» **WRITTEN EXERCISE**
From the listing below, pull each line that includes "script".

» **RECORDS FOR THIS EXERCISE**
--- Begin ---

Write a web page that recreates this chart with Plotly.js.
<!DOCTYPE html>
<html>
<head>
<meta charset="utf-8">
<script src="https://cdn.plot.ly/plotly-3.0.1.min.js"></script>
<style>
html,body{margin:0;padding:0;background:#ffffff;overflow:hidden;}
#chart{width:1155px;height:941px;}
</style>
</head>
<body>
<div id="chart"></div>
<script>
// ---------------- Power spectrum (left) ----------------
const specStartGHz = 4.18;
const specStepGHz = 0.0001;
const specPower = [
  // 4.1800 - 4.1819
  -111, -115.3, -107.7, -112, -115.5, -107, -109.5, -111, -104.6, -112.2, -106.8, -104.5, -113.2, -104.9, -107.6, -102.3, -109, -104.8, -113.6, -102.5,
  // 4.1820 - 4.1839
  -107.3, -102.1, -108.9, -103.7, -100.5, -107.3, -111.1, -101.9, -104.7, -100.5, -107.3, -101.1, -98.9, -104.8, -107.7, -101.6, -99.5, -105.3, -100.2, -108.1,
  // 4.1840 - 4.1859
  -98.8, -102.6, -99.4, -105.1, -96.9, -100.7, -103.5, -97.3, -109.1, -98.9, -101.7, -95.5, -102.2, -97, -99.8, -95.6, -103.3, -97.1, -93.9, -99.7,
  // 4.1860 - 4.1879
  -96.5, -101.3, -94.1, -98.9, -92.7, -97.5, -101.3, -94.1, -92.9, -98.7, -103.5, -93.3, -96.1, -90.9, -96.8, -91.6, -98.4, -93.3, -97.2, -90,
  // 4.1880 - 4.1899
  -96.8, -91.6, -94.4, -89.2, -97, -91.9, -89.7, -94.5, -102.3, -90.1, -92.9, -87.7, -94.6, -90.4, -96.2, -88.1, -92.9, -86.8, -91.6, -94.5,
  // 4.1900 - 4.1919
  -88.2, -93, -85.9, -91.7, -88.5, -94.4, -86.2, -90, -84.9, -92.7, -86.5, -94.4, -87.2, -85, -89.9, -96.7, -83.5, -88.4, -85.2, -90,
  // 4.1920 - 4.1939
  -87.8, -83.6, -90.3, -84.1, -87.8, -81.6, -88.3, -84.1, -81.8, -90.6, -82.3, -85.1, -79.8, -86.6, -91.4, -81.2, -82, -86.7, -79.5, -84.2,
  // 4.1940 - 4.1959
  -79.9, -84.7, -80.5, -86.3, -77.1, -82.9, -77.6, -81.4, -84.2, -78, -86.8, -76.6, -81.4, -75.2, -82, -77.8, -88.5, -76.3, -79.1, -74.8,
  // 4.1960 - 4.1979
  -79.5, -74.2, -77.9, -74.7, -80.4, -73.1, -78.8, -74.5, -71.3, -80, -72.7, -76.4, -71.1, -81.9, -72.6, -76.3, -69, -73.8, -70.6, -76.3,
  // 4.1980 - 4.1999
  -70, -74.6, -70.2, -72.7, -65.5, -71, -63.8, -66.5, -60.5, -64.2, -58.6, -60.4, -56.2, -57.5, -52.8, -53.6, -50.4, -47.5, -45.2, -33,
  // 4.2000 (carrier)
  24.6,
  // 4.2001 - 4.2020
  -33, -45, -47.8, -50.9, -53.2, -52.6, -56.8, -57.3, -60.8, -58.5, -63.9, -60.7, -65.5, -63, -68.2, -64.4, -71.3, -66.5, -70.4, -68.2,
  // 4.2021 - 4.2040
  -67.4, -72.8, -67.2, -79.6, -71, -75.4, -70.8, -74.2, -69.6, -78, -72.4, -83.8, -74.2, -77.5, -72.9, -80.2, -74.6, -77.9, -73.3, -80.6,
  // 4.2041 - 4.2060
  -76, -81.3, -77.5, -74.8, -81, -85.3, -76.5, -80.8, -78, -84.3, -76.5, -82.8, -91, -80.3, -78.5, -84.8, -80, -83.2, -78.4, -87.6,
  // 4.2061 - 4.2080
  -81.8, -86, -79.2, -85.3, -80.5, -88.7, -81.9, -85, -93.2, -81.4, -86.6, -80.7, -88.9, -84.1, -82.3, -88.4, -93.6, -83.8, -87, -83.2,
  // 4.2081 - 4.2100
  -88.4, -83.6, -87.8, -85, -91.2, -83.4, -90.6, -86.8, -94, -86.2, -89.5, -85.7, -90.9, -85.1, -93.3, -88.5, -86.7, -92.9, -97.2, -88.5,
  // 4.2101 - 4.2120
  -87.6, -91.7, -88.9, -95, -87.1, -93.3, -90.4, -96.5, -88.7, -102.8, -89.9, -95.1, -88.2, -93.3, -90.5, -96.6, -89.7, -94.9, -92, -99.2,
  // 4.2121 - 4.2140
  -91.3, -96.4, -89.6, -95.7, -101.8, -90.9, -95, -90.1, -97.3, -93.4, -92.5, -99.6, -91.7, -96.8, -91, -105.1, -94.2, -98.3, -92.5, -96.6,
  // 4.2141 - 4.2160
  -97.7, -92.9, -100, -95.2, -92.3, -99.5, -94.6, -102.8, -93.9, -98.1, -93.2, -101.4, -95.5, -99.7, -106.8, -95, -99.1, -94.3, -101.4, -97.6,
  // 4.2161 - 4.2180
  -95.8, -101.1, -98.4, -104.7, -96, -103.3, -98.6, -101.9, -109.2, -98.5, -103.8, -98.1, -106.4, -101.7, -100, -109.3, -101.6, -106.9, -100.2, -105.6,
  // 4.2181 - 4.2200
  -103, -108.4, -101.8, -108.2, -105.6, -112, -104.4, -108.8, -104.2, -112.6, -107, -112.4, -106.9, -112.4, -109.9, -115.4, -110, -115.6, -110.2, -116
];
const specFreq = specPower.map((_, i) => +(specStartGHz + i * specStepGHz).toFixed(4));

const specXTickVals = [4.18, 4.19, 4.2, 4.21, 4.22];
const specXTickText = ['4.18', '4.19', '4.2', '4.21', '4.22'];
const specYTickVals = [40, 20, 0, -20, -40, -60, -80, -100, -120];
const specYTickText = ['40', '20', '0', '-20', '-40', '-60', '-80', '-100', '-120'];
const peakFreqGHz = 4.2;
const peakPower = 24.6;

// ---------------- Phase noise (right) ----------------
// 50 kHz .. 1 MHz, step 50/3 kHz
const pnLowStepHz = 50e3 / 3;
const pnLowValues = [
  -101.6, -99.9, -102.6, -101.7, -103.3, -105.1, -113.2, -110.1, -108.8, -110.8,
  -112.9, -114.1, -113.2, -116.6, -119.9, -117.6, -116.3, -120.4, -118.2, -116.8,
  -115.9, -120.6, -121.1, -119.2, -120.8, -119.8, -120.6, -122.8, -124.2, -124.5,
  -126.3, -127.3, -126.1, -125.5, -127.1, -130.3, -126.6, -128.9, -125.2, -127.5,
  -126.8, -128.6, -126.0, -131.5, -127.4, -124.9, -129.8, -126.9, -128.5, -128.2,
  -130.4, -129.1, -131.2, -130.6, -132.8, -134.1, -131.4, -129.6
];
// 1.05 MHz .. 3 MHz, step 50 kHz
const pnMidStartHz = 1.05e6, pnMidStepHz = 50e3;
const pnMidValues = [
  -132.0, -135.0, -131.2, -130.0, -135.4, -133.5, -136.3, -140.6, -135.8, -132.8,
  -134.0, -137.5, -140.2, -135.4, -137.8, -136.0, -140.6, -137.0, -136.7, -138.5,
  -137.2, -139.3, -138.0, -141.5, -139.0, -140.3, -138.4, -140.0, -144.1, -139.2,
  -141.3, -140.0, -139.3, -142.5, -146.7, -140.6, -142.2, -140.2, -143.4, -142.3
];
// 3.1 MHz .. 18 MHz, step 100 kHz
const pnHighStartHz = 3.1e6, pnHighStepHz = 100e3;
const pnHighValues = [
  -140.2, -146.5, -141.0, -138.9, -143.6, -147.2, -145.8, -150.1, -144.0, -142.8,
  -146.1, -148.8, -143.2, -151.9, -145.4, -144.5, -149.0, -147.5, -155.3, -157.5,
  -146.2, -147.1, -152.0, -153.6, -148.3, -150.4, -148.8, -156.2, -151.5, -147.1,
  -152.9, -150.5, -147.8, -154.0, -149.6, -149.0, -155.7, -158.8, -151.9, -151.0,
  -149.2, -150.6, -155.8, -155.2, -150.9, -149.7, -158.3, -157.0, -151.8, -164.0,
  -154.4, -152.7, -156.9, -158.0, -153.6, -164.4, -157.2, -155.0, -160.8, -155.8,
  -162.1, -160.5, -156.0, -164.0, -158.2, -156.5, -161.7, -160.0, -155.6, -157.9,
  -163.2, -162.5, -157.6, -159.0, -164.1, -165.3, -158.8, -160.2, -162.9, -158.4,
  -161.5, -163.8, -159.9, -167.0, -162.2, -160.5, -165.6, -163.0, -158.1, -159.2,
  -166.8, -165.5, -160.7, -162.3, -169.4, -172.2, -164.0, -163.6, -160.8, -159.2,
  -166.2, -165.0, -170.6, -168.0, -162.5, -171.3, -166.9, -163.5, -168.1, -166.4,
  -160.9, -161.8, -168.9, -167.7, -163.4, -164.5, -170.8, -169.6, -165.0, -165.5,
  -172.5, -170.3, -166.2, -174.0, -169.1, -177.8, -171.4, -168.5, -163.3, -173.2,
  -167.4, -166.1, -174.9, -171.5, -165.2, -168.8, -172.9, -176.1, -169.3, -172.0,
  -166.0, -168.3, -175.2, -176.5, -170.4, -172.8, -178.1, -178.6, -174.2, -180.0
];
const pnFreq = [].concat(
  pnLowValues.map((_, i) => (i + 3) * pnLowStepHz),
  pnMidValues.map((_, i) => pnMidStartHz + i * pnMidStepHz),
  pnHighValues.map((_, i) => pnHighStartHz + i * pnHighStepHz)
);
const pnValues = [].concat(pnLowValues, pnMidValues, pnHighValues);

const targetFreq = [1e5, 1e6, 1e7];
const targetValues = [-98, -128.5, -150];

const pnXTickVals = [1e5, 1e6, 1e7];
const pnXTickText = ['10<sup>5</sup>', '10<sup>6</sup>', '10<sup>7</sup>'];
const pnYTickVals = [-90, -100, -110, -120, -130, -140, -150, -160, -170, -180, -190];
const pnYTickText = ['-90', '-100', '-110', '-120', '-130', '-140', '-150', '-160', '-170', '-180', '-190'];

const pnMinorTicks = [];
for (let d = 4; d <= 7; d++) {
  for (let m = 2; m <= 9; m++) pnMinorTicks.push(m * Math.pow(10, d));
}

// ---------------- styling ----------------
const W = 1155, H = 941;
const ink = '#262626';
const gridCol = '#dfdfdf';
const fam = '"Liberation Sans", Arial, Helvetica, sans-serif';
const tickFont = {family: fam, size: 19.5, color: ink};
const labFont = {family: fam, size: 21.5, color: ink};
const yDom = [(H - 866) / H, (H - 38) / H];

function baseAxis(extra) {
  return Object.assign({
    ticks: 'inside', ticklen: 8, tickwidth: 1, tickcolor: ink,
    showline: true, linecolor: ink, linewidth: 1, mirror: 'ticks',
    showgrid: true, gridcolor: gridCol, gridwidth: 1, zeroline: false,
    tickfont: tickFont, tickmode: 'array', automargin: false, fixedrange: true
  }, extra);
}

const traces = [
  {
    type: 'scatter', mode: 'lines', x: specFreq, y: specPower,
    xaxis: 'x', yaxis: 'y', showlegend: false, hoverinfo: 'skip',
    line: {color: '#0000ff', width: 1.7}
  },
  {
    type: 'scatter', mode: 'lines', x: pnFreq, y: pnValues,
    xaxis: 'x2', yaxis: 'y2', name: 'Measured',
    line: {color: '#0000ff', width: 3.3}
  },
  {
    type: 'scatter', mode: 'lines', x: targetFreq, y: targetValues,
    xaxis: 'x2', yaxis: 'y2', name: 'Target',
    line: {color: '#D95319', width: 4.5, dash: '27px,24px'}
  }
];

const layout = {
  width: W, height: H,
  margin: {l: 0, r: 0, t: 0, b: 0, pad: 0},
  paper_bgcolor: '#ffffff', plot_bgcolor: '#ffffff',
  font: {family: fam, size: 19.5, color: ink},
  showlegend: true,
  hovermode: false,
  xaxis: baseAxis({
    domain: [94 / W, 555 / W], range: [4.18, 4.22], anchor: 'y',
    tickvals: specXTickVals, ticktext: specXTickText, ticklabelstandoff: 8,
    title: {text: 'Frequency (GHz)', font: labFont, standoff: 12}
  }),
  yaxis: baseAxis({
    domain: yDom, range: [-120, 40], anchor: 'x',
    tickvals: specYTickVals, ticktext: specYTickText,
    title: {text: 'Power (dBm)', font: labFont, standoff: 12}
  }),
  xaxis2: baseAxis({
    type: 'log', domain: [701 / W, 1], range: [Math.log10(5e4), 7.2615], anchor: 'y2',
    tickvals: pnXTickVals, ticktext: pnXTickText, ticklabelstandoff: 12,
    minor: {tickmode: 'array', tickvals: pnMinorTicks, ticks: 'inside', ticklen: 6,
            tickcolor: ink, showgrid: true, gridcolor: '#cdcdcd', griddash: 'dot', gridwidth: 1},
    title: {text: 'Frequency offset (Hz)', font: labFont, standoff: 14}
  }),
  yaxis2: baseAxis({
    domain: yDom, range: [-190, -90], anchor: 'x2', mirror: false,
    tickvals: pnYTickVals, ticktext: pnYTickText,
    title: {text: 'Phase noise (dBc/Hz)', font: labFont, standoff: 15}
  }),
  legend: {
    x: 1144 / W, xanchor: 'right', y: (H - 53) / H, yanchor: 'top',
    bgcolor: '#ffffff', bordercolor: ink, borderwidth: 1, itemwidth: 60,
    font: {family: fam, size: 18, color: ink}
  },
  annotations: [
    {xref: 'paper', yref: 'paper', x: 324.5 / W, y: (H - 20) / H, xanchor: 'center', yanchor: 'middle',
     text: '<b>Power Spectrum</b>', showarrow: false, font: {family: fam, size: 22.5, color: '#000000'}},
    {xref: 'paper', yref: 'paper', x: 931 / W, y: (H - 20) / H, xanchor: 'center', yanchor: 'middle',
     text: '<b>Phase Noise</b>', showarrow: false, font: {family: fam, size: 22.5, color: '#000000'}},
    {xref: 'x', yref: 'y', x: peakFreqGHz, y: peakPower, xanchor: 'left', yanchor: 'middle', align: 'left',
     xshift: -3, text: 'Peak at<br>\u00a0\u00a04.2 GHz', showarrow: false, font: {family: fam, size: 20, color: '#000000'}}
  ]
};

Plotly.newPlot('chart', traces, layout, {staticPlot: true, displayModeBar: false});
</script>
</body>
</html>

--- End ---
--- Begin ---

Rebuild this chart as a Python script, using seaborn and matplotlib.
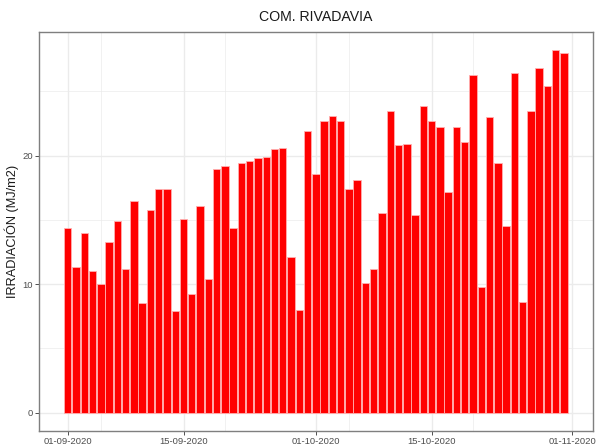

--- End ---

» **RESPONSE BELOW**
<script src="https://cdn.plot.ly/plotly-3.0.1.min.js"></script>
<script>
</script>
Rebuild this chart as a Python script, using seaborn and matplotlib.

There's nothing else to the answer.